What can you do to ensure you’re investing your money in an actual professional instructor? It’s simple, ask questions and do your research before you invest. Below is a checklist of questions to ask, and red flags to look out for when searching for the right instructor who is an actual expert in the field.

  • Did you play at the collegiate level? If so where, and who were your coaches?

  • What do you do for continued education in your field of expertise?

  • What’s your basic philosophy when it comes to hitting, fielding, pitching, etc.?

  • Do you address the mental aspect of the game and if so, how?

  • Ask other experts in the field about potential instructors (college coaches in the area, highly respected instructors)

  • Google them! If what they’re saying is true in regards to their experience you should be able to find information about their playing and coaching career online.

  • Ask for a list of references composed of other professionals in the field (not past students)

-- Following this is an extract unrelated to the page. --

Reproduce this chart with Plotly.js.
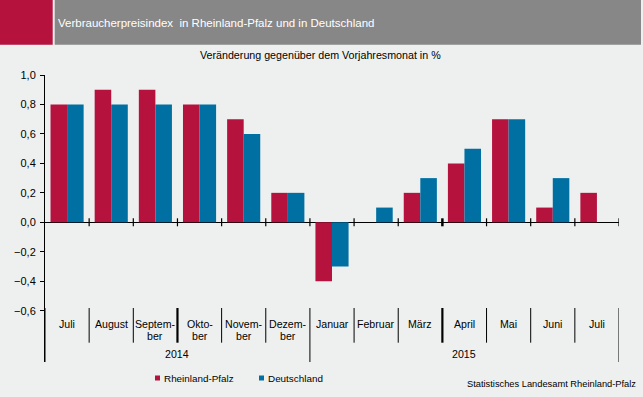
<!DOCTYPE html>
<html><head><meta charset="utf-8">
<script src="https://cdn.plot.ly/plotly-3.0.1.min.js"></script>
<style>html,body{margin:0;padding:0;background:#EEF0EF;}#chart{width:643px;height:397px;}</style>
</head><body><div id="chart"></div>
<script>
// ---- data ----
const categories = ["2014-07","2014-08","2014-09","2014-10","2014-11","2014-12","2015-01","2015-02","2015-03","2015-04","2015-05","2015-06","2015-07"];
const monthLine1 = ["Juli","August","Septem-","Okto-","Novem-","Dezem-","Januar","Februar","März","April","Mai","Juni","Juli"];
const monthLine2 = ["","","ber","ber","ber","ber","","","","","","",""];
const years = ["2014","2015"];
const yearStart = [0, 6];
const yearEnd = [5, 12];
const rheinlandPfalz = [0.8, 0.9, 0.9, 0.8, 0.7, 0.2, -0.4, 0.0, 0.2, 0.4, 0.7, 0.1, 0.2];
const deutschland = [0.8, 0.8, 0.8, 0.8, 0.6, 0.2, -0.3, 0.1, 0.3, 0.5, 0.7, 0.3, null];
const seriesNames = ["Rheinland-Pfalz", "Deutschland"];
const yTickVals = [-0.6, -0.4, -0.2, 0.0, 0.2, 0.4, 0.6, 0.8, 1.0];
const titleText = "Verbraucherpreisindex  in Rheinland-Pfalz und in Deutschland";
const subtitleText = "Veränderung gegenüber dem Vorjahresmonat in %";
const sourceText = "Statistisches Landesamt Rheinland-Pfalz";

// ---- styling ----
const RED = "#B5123E", BLUE = "#0070A3", BG = "#EEF0EF";
const FONT = "Liberation Sans, Arial, sans-serif";
const L = 45, R = 619, T = 75, B = 362;
const px = x => (x - L) / (R - L);
const py = y => (B - y) / (B - T);

const traces = [
  {type: "bar", name: seriesNames[0], x: categories, y: rheinlandPfalz, marker: {color: RED}, hoverinfo: "x+y"},
  {type: "bar", name: seriesNames[1], x: categories, y: deutschland, marker: {color: BLUE}, hoverinfo: "x+y"}
];

const shapes = [];
const annotations = [];
// header
shapes.push({type: "rect", xref: "paper", yref: "paper", x0: px(0), x1: px(52.7), y0: py(44.7), y1: py(-1), fillcolor: RED, line: {width: 0}, layer: "below"});
shapes.push({type: "rect", xref: "paper", yref: "paper", x0: px(54.7), x1: px(641), y0: py(44.7), y1: py(-1), fillcolor: "#878787", line: {width: 0}, layer: "below"});

// x tick marks crossing the zero line
for (let i = 1; i <= categories.length; i++) {
  const b = i - 0.5;
  const thick = (b === 8.5);
  shapes.push({type: "line", xref: "x", yref: "y", ysizemode: "pixel", yanchor: 0, x0: b, x1: b, y0: -4, y1: 4,
    line: {color: "#000", width: thick ? 2.5 : 1.2}});
}
// category separators in the label area
const yearBounds = [-0.5, yearEnd[0] + 0.5, categories.length - 0.5];
for (let i = 0; i <= categories.length; i++) {
  const b = i - 0.5;
  const isYear = yearBounds.includes(b);
  const thick = (b === 2.5 || b === 8.5);
  shapes.push({type: "line", xref: "x", yref: "paper", x0: b, x1: b, y0: py(isYear ? 362 : 342.7), y1: py(308),
    line: {color: "#000", width: thick ? 2.2 : 1}});
}
// month labels
categories.forEach((c, i) => {
  annotations.push({xref: "x", yref: "paper", x: i, y: py(323.5), text: monthLine1[i], showarrow: false,
    xanchor: "center", yanchor: "middle", font: {family: FONT, size: 10.6, color: "#000"}});
  if (monthLine2[i]) {
    annotations.push({xref: "x", yref: "paper", x: i, y: py(335.5), text: monthLine2[i], showarrow: false,
      xanchor: "center", yanchor: "middle", font: {family: FONT, size: 10.6, color: "#000"}});
  }
});
// year labels
years.forEach((yr, k) => {
  annotations.push({xref: "x", yref: "paper", x: (yearStart[k] + yearEnd[k]) / 2, y: py(353.5), text: yr, showarrow: false,
    xanchor: "center", yanchor: "middle", font: {family: FONT, size: 10.6, color: "#000"}});
});
// subtitle
annotations.push({xref: "paper", yref: "paper", x: px(320), y: py(54.5), text: subtitleText, showarrow: false,
  xanchor: "center", yanchor: "middle", font: {family: FONT, size: 10.7, color: "#000"}});
// source
annotations.push({xref: "paper", yref: "paper", x: px(637.5), y: py(384), text: sourceText, showarrow: false,
  xanchor: "right", yanchor: "middle", font: {family: FONT, size: 9.3, color: "#000"}});
// legend (manual)
const legX = [155, 259];
const legColors = [RED, BLUE];
seriesNames.forEach((n, k) => {
  shapes.push({type: "rect", xref: "paper", yref: "paper", x0: px(legX[k]), x1: px(legX[k] + 5), y0: py(380.5), y1: py(375.5),
    fillcolor: legColors[k], line: {width: 0}});
  annotations.push({xref: "paper", yref: "paper", x: px(legX[k] + 6.5), y: py(378), text: n, showarrow: false,
    xanchor: "left", yanchor: "middle", font: {family: FONT, size: 9.9, color: "#000"}});
});

const yBottom = 1.0 - (B - T) / ((222.3 - 75) / 1.0);

const layout = {
  width: 643, height: 397,
  paper_bgcolor: BG, plot_bgcolor: BG,
  margin: {l: L, r: 643 - R, t: T, b: 397 - B, pad: 0},
  separators: ",.",
  showlegend: false,
  barmode: "group", bargap: 0.25, bargroupgap: 0,
  title: {text: titleText, x: 58 / 643, xanchor: "left", xref: "container", y: 1 - 22.7 / 397, yanchor: "middle", yref: "container",
    font: {family: FONT, size: 11.5, color: "#fff"}},
  font: {family: FONT, size: 11, color: "#000"},
  xaxis: {type: "category", range: [-0.5, categories.length - 0.5], showticklabels: false, ticks: "", showline: false,
    showgrid: false, zeroline: false, fixedrange: true},
  yaxis: {range: [yBottom, 1.0], tickvals: yTickVals, tickformat: ".1f", ticks: "outside", ticklen: 4, tickcolor: "#000",
    tickwidth: 1, showline: true, linecolor: "#000", linewidth: 1, showgrid: false, zeroline: true, zerolinecolor: "#000",
    zerolinewidth: 1.3, tickfont: {family: FONT, size: 11, color: "#000"}, ticklabelstandoff: 2, fixedrange: true},
  shapes: shapes,
  annotations: annotations
};

Plotly.newPlot("chart", traces, layout, {displayModeBar: false, staticPlot: true});
</script>
</body></html>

No experience at any level past high school

Is unclear or “wishy-washy” when asked about past experience

Has a “MY WAY OR THE HIGHWAY” their approach

Is not engaged during a lesson

Rarely asks the athlete questions, just gives constant feedback

Changes philosophies often

False claims about accomplishments

Cannot explain the "WHY" behind their approach

Inconsistent with attitude/approach in lessons

Stakes claim over athlete successes

(You don’t hear great coaches in an interview, saying they taught their athletes everything they know. You hear great coaches giving athletes the credit).

This leads to a disclaimer and conclusion. There is one person who truly makes the biggest impact on an athletes’ career and that is the athlete. Great instructors and coaches provide the tools that guide young athletes both physically and mentally. It’s not about what happens in that hour lesson; it’s what happens outside of it. When athletes take ownership and responsibility for their development, real growth happens.